Crain’s Chicago Business reports:
“ Illinois is among a dozen states where the number of new enrollees surpassed projections for the expansion of Medicaid under Obamacare. While the surge in signups lifts the number of insured people, it has also stoked worries about the future cost to taxpayers.
Illinois and Cook County eventually will have to bear 10 percent of the cost of expanding the safety-net insurance program for the poor. The federal government agreed to pay all costs for the expansion through 2016, but it will begin lowering its share in 2017.
More than twice as many Illinois residents have enrolled under the expansion than former Democratic Gov. Pat Quinn’s administration projected. It expected 298,000 people to sign up in 2015, but 623,000 newly eligible Illinoisans enrolled by the end of June.
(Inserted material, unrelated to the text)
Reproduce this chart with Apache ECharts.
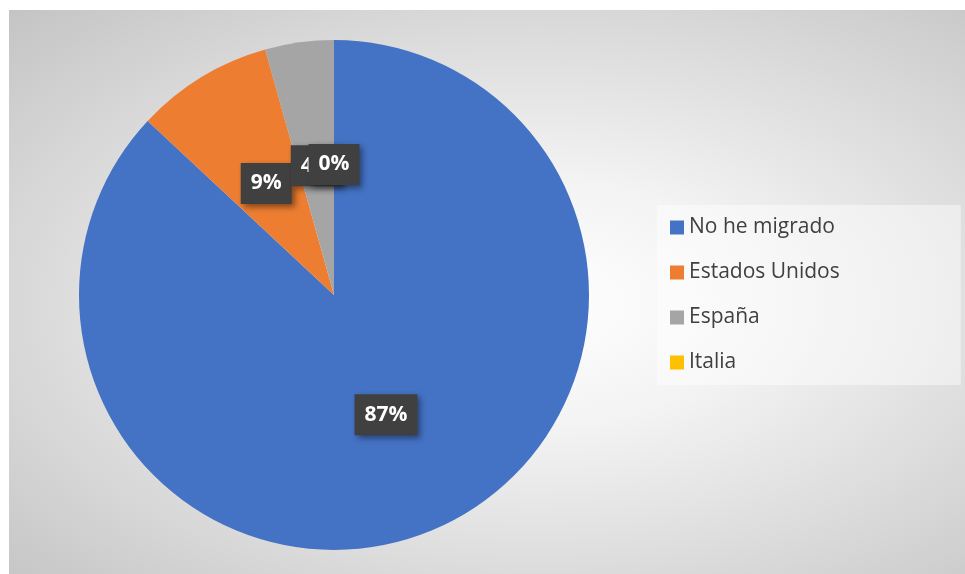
<!DOCTYPE html>
<html>
<head>
<meta charset="utf-8">
<script src="https://cdn.jsdelivr.net/npm/echarts@6/dist/echarts.min.js"></script>
<style>
  html, body { margin: 0; padding: 0; background: #fff; }
  #chart {
    position: absolute;
    left: 9px;
    top: 10px;
    width: 956px;
    height: 564px;
    background: radial-gradient(ellipse farthest-corner at 55% 52%, #ffffff 0%, #f3f3f3 30%, #c4c4c4 100%);
  }
</style>
</head>
<body>
<div id="chart"></div>
<script>
// migration destination (counts)
const categories = ['No he migrado', 'Estados Unidos', 'España', 'Italia']
const values = [20, 2, 1, 0]
const colors = ['#4472C4', '#ED7D31', '#A5A5A5', '#FFC000']

const chart = echarts.init(document.getElementById('chart'))

const option = {
  animation: false,
  color: colors,
  legend: {
    orient: 'vertical',
    left: 648,
    top: 195,
    padding: [12, 121, 12, 13],
    backgroundColor: 'rgba(255, 255, 255, 0.45)',
    itemWidth: 14,
    itemHeight: 14,
    itemGap: 24,
    icon: 'rect',
    textStyle: {
      color: '#404040',
      fontFamily: 'Open Sans',
      fontSize: 21
    },
    data: categories
  },
  series: [
    {
      type: 'pie',
      center: [325, 285],
      radius: 255,
      startAngle: 90,
      percentPrecision: 0,
      avoidLabelOverlap: false,
      labelLayout: { hideOverlap: false },
      label: {
        show: true,
        position: 'inside',
        formatter: '{d}%',
        color: '#fff',
        fontFamily: 'Open Sans',
        fontWeight: 'bold',
        fontSize: 21,
        lineHeight: 25,
        backgroundColor: '#404040',
        padding: [8, 10],
        shadowColor: 'rgba(0, 0, 0, 0.45)',
        shadowBlur: 6,
        shadowOffsetX: 3,
        shadowOffsetY: 3
      },
      labelLine: { show: false },
      emphasis: { disabled: true },
      data: categories.map((name, i) => ({ name, value: values[i] }))
    }
  ]
}

chart.setOption(option)
</script>
</body>
</html>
Signups have outstripped forecasts in at least a dozen states, according to a new analysis by the Associated Press.
It’s unclear why the Illinois estimates were so off, said Laurence Msall, president of the Civic Federation, a Chicago-based nonpartisan government research organization. Consultants the state used couldn’t have known how Cook County’s expansion of Medicaid a year early, under a special arrangement with the federal government, would drive thousands to sign up. Or how a multimillion-dollar advertising campaign funded by federal grants would persuade many more.
With more people getting free health care, costs to Illinois and Cook County will increase as the federal government scales back what it pays from 100 percent to 90 percent by 2020.
In 2020, the Medicaid expansion will cost the state $208.6 million and Cook County $72.6 million, according to new projections from Gov. Bruce Rauner’s administration. That year, the federal government’s share of the Medicaid expansion costs will be $3.03 billion.
“These impending added costs are one more reason Illinois needs to control the reckless spending of the past right now,” Illinois Department of Healthcare and Family Services spokesman John Hoffman said in an emailed statement.
Dr. Jay Shannon, CEO of the Cook County Health and Hospitals System, said the economic benefits to health care providers can offset the costs. After the Medicaid expansion, the county’s taxpayer-funded health system flipped from serving mostly uninsured to mostly insured patients. Before expansion, more than half the patients using county hospitals and clinics had no insurance; now about two-thirds are insured.
“For the first time in this organization’s history, we have a majority-insured population,” Shannon said. “That’s entirely because of the Medicaid expansion.”
SAVINGS TO COOK COUNTY
The expansion already has saved county taxpayers money and will continue to do so, he said. The county’s costs for unreimbursed care fell from more than $500 million in 2013 to $342 million in 2014.
Chicago resident Earl Charles Williams Sr. is among the newly insured. The 59-year-old part-time social worker said he can’t imagine what his life would be like without the Medicaid expansion and the county doctor who helps him keep his diabetes under control.
“I’m very grateful,” Williams said. “I do feel every American should have insurance.”